#### [What to produce]
Wherever "diagram" appears in a line, list that line.

-- start of Records --

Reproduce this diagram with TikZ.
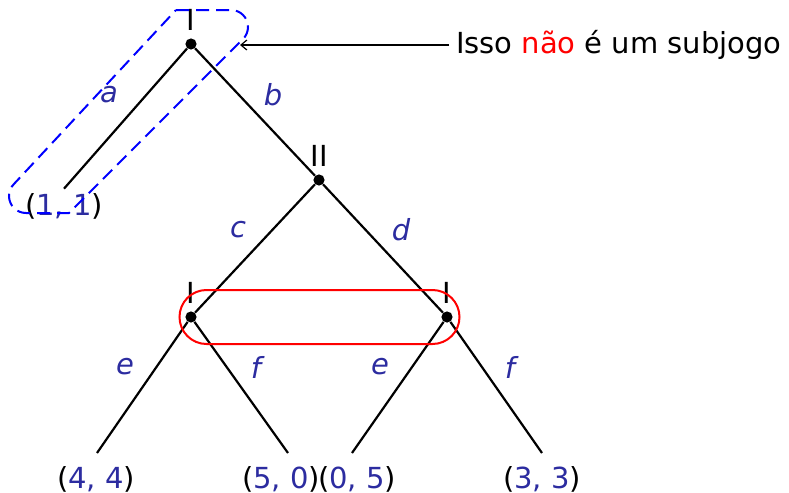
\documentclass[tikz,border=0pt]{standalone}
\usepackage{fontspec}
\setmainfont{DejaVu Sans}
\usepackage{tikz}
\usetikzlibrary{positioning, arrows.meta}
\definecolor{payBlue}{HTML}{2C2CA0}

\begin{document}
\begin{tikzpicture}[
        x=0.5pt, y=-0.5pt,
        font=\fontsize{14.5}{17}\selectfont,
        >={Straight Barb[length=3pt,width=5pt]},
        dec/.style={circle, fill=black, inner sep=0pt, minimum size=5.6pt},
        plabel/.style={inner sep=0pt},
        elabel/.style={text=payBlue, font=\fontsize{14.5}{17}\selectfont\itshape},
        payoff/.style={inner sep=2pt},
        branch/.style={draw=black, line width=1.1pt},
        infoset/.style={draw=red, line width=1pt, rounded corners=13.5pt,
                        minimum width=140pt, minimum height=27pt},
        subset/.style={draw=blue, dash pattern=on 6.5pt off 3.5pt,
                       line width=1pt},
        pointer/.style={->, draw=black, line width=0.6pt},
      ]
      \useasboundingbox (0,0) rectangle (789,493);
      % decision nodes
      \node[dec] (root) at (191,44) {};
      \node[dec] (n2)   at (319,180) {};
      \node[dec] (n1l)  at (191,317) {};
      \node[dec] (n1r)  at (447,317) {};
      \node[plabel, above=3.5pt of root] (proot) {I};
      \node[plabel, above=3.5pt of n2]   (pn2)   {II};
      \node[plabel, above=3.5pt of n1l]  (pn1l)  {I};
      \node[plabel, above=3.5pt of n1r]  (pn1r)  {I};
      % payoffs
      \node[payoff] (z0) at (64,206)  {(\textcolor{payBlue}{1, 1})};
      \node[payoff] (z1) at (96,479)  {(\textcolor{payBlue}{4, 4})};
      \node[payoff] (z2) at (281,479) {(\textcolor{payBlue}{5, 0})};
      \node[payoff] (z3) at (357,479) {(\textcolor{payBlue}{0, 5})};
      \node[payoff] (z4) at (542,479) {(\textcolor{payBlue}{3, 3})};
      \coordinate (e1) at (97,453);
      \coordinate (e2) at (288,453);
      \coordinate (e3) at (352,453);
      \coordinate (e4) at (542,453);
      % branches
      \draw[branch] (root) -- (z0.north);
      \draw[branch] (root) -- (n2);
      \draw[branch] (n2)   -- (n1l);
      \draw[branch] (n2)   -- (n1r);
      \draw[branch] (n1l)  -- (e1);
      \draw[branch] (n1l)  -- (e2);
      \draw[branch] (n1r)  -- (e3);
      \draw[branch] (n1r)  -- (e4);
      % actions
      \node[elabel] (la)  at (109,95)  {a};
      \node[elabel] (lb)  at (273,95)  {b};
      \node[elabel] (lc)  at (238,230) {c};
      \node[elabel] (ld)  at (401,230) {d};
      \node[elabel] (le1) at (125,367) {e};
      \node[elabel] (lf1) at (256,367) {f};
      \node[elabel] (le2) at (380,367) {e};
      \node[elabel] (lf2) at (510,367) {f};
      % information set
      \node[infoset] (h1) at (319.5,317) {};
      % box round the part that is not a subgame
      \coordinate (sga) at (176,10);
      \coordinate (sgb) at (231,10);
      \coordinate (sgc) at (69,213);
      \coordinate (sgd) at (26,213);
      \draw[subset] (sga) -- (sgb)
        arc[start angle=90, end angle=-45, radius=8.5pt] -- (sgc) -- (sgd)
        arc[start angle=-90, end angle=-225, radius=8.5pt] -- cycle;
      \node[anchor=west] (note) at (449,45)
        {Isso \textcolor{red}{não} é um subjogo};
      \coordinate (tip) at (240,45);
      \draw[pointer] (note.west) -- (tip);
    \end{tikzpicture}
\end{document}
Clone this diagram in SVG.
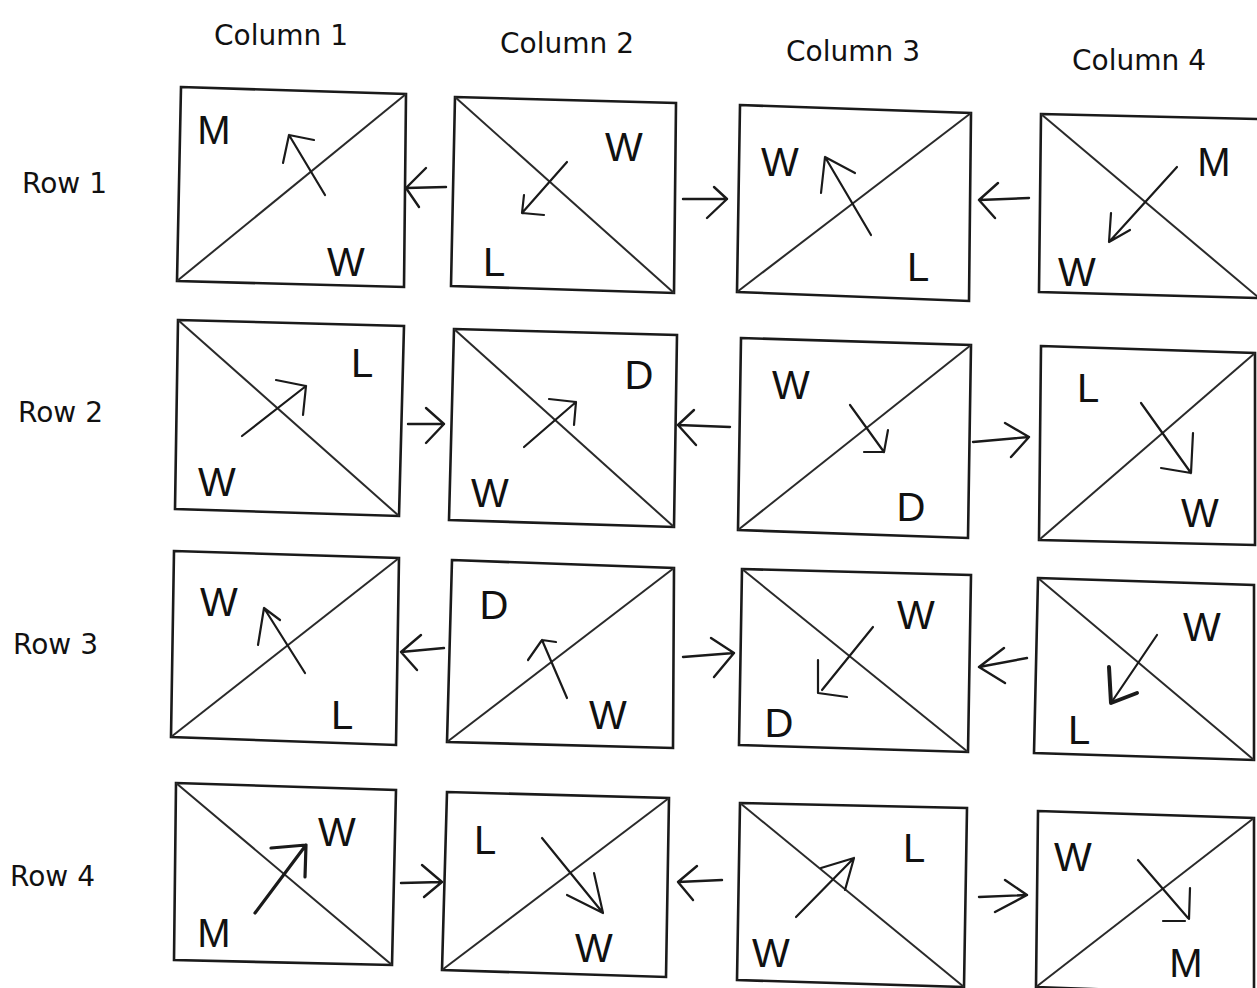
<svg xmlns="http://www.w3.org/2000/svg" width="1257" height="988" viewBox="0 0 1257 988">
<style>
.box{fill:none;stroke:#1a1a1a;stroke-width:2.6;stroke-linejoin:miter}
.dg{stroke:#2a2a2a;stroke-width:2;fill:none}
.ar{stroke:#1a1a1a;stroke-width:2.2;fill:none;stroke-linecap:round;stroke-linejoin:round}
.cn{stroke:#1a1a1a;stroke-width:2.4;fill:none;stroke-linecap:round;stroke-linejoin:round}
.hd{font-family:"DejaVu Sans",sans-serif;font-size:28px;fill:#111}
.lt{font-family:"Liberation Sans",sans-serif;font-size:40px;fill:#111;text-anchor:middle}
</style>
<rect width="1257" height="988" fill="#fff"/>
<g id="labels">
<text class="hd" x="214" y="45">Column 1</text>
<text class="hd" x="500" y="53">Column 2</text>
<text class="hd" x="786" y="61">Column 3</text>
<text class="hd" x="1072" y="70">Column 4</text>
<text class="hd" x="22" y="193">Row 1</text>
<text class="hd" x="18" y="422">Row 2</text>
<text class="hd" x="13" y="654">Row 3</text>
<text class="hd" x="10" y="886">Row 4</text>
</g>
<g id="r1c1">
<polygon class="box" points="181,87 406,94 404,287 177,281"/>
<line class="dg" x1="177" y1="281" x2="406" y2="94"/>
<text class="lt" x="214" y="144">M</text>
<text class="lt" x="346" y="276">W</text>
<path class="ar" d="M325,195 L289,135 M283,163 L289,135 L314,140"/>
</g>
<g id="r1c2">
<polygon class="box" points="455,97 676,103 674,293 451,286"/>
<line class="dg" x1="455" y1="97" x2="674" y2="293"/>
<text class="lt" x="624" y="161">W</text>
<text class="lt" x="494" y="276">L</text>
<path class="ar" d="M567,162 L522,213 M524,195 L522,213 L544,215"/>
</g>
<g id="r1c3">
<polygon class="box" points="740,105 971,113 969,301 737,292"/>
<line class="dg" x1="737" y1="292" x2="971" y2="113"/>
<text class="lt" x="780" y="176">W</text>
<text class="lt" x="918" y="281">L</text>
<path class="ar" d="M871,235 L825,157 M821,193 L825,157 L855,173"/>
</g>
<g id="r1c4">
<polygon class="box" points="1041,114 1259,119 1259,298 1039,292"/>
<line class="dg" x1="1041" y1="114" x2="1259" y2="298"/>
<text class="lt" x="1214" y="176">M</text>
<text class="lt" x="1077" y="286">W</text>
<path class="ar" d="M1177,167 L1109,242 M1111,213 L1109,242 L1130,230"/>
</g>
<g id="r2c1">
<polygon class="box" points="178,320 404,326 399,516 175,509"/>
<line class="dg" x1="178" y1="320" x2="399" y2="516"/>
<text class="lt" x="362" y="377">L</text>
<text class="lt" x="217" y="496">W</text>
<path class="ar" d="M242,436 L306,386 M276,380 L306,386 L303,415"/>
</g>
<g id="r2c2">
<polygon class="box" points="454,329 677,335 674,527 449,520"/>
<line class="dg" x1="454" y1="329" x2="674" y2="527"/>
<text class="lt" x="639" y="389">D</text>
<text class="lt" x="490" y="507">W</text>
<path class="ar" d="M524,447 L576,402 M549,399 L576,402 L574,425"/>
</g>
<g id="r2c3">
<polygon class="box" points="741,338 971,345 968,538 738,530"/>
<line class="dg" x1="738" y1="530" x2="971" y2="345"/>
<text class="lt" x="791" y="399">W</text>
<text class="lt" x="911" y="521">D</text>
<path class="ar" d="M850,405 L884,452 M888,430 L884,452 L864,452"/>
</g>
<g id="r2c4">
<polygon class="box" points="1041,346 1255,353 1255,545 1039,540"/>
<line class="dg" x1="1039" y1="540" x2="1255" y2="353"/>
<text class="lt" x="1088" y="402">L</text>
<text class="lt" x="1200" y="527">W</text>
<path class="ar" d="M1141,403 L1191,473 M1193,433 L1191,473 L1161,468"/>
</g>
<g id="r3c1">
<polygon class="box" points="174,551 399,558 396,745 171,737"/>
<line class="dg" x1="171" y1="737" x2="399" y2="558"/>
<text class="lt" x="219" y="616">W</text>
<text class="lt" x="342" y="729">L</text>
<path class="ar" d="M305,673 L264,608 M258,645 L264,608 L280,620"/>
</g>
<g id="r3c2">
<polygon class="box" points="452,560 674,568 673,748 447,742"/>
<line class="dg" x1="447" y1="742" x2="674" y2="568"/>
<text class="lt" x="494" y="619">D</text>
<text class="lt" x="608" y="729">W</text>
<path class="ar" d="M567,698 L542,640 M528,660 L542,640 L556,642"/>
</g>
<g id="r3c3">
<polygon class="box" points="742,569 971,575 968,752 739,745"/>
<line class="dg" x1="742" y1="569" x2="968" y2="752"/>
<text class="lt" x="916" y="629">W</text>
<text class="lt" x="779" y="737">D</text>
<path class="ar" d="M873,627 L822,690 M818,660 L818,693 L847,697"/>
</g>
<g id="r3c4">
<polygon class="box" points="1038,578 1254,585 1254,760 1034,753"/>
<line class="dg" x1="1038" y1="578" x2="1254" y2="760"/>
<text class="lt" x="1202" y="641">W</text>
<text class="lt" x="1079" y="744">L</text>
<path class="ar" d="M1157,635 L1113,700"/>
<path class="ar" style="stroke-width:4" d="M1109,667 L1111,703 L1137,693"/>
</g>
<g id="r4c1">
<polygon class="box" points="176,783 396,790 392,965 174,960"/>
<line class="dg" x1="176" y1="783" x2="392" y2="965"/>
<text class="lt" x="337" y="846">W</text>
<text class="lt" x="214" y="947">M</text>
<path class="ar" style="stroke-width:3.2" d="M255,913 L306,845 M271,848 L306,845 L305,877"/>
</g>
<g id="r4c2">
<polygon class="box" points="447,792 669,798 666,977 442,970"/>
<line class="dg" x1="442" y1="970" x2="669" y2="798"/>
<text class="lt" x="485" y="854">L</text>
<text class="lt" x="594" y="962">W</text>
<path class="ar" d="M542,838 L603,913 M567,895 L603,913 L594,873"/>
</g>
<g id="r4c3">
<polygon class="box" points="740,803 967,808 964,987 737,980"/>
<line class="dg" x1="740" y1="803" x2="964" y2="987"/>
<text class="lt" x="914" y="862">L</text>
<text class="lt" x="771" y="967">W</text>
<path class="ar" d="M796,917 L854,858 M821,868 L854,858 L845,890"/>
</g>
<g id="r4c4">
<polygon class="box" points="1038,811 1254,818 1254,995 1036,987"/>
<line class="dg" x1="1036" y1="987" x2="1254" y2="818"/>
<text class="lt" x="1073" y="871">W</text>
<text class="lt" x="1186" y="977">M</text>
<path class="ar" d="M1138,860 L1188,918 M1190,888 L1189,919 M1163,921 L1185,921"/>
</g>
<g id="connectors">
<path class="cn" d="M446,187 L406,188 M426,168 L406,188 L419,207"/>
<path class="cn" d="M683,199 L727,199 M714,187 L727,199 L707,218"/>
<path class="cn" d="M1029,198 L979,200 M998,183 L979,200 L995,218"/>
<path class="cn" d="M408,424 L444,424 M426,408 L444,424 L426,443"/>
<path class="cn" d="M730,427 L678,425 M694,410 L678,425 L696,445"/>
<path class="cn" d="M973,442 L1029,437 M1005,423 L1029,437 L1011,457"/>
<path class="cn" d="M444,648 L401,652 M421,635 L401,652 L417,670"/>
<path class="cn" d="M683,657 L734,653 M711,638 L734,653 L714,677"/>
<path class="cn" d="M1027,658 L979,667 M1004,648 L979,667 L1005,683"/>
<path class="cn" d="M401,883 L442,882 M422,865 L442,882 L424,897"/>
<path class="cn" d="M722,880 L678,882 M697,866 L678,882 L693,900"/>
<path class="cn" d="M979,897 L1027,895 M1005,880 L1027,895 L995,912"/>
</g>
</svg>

-- end of Records --

#### [Solution]
Reproduce this diagram with TikZ.
Clone this diagram in SVG.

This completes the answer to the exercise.